Re: Government/society in post-scarcity interstellar environments



On Tue, 23 Oct 2007 09:04:30 -0700, Crown-Horned Snorkack
<chornedsnorkack@xxxxxxx> wrote:

On 23 okt, 10:52, Eivind Kjorstad <eivindor...@xxxxxxxxx> wrote:

[Preservation of information]

Any one of them can fail. Many of them *will* fail. Will -ALL- of them
fail for LARGE bodies of knowledge ? I don't think so.

It'd take near-extinction of the human race, for example, to make us
forget how to make a solid-state transistor.
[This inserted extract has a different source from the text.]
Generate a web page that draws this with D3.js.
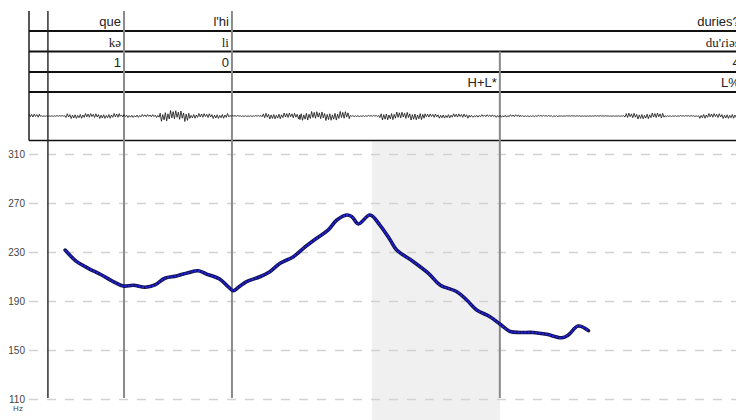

Roman law may have
been widely copied, I somehow doubt it existed in any number
comparable to transistors today, or texts on how transistors work.
There is atleast 5000 copies of such texts in my city alone, it's
unlikely my city ever had even a -single- written copy of roman law.

Roman pots and tiles did, and still do, exist in numbers comparable to
transistors today.

Uh, just how many pots and tiles did the Romans make?

Because, see, I've got something like a billion solid-state transistors
in my office right now, and I think I'm only mildly above average in that
regard...

There's also the fact that one can go a long ways towards encoding the
recipe for a transistor, into a billion transistors[1]. Writing a text
on pottery-making, onto the side of a pot or tile, is a bit tougher.


[1] OK, pedantically speaking, you'd want a less volatile sort of
memory than the state of a transistor-switched circuit element. But
then I think I could scrounge up a *trillion* bits of non-volatile
storage around here...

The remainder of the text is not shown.